EagleTribune.com, North Andover, MA

Letters

October 4, 2012

Letter: Corporations must not have same rights as people

To the editor:

Our democracy is under attack. Not by a socialist president or terrorists, but by the power and wealth of giant, multinational corporations.

For the past 130 years, a very dangerous concept has been circulating — that corporations have constitutional rights as if they were people. However, the truth is that they are not granted personhood in the Constitution. They are not even mentioned there or in the Bill of Rights. Indeed, much of the correspondence by the founding fathers around the writing of the Constitution indicates that its authors considered corporations to be a “necessary evil” that needed to be strictly constrained to prevent them from gaining too much power over citizens and governments.

Instead, corporate personhood is purely a construct of Supreme Court decisions by justices who appear to have a strong pro-corporate bias. They have ruled that “money is speech” and that corporations have the First Amendment right to spend as much as they want on political campaigns.

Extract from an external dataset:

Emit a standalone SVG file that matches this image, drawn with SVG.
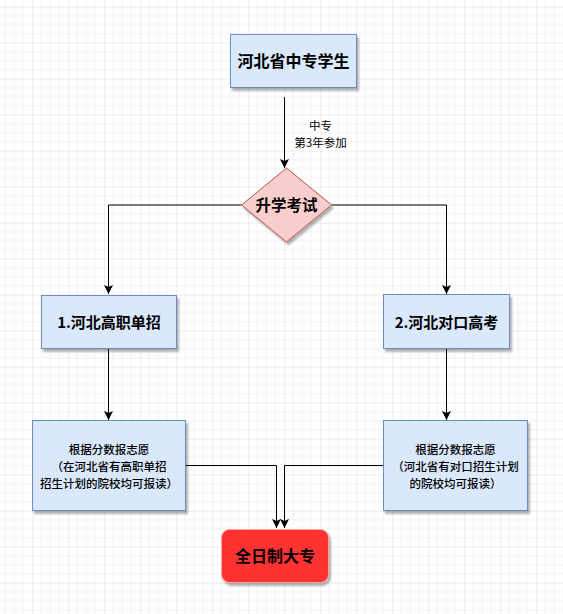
<svg xmlns="http://www.w3.org/2000/svg" width="563" height="614" viewBox="0 0 563 614">
<defs>
<pattern id="grid" patternUnits="userSpaceOnUse" x="32.3" y="6.7" width="36" height="36">
<path d="M9,0V36M18,0V36M27,0V36M0,9H36M0,18H36M0,27H36" stroke="#f0f0f0" stroke-width="1" fill="none"/>
<path d="M0,0V36M0,0H36" stroke="#dedede" stroke-width="1" fill="none"/>
</pattern>
<filter id="sh" x="-10%" y="-10%" width="130%" height="140%">
<feDropShadow dx="2" dy="3" stdDeviation="1" flood-color="#000" flood-opacity="0.3"/>
</filter>
<marker id="arr" markerUnits="userSpaceOnUse" markerWidth="10" markerHeight="10" refX="9" refY="4.5" orient="auto">
<path d="M0,0 L9,4.5 L0,9 L2,4.5 Z" fill="#000"/>
</marker>
</defs>
<style>
.box{fill:#dae8fc;stroke:#6c8ebf;stroke-width:1;filter:url(#sh)}
.t{font-family:"Noto Sans CJK SC","Noto Sans",sans-serif;text-anchor:middle;fill:#000}
.b{font-weight:bold}
.m{font-weight:500}
.edge{fill:none;stroke:#000;stroke-width:1;marker-end:url(#arr)}
</style>
<rect width="563" height="614" fill="#ffffff"/>
<rect width="563" height="614" fill="url(#grid)"/>

<g id="connectors">
<path class="edge" d="M284.5,97 V168"/>
<path class="edge" d="M241.5,205 H108.5 V294"/>
<path class="edge" d="M331.5,205 H446.5 V294"/>
<path class="edge" d="M108.5,349 V420"/>
<path class="edge" d="M446.5,349 V420"/>
<path class="edge" d="M186,465.5 H276.5 V528"/>
<path class="edge" d="M383,465.5 H284.5 V528"/>
<text id="edge-label" class="t" font-size="11.5"><tspan x="320.5" y="129.8">中专</tspan><tspan x="320.5" y="146.6">第3年参加</tspan></text>
</g>

<g id="n-start">
<rect class="box" x="230.5" y="34.5" width="126" height="53"/>
<text class="t b" x="293.5" y="67" font-size="16">河北省中专学生</text>
</g>

<g id="n-exam">
<path d="M286.5,168 L331.5,205 L286.5,242 L241.5,205 Z" fill="#f8cecc" stroke="#b85450" stroke-width="1" filter="url(#sh)"/>
<text class="t b" x="286.5" y="210.5" font-size="15.5">升学考试</text>
</g>

<g id="n-gzdz">
<rect class="box" x="41.5" y="295.5" width="135" height="53"/>
<text class="t b" x="109" y="328" font-size="15">1.河北高职单招</text>
</g>

<g id="n-dkgk">
<rect class="box" x="383.5" y="294.5" width="126" height="54"/>
<text class="t b" x="446.5" y="327.5" font-size="15">2.河北对口高考</text>
</g>

<g id="n-left-detail">
<rect class="box" x="32.5" y="420.5" width="153" height="90"/>
<text class="t m" font-size="11.5"><tspan x="109" y="454.2">根据分数报志愿</tspan><tspan x="109" y="471">（在河北省有高职单招</tspan><tspan x="109" y="487.8">招生计划的院校均可报读）</tspan></text>
</g>

<g id="n-right-detail">
<rect class="box" x="383.5" y="420.5" width="144" height="90"/>
<text class="t m" font-size="11.5"><tspan x="455.5" y="454.2">根据分数报志愿</tspan><tspan x="455.5" y="471">（河北省有对口招生计划</tspan><tspan x="455.5" y="487.8">的院校均可报读）</tspan></text>
</g>

<g id="n-final">
<rect x="221.5" y="529.5" width="107" height="53" rx="8" ry="8" fill="#ff3333" stroke="#f4a8a8" stroke-width="1" filter="url(#sh)"/>
<text class="t b" x="275" y="562" font-size="16">全日制大专</text>
</g>
</svg>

Some say that corporations need these rights to engage in activities such as entering into contracts and paying bills. But, such abilities can be granted by statute without the need to extend them “rights.” Similarly, public advocacy organizations could be granted the ability to promote their agendas, but not necessarily to spend overwhelming amounts of money to do so.

What has happened is that giant corporations have used the “rights” given them by the Supreme Court to use their vast wealth to completely dominate the political process, squeezing out the real people that “our” government is supposed to represent. This leads to abuses such as bailing out banks that bribed their way into being deregulated and multi-billion dollar corporations paying negative taxes.

To prevent these abuses we must return political control to real citizens. We must amend the Constitution to hold that corporations are not people, money is not speech, and the government of the people has the right and the power to regulate campaign spending. Politicians do not need to continue to take bribes from or to cower at the power of corporations. They need to serve the best interests of our country as a whole.

This November, there will be a ballot initiative in about 70 cities and towns in Massachusetts on this issue. I urge you to support it and send the message that we want our democracy back.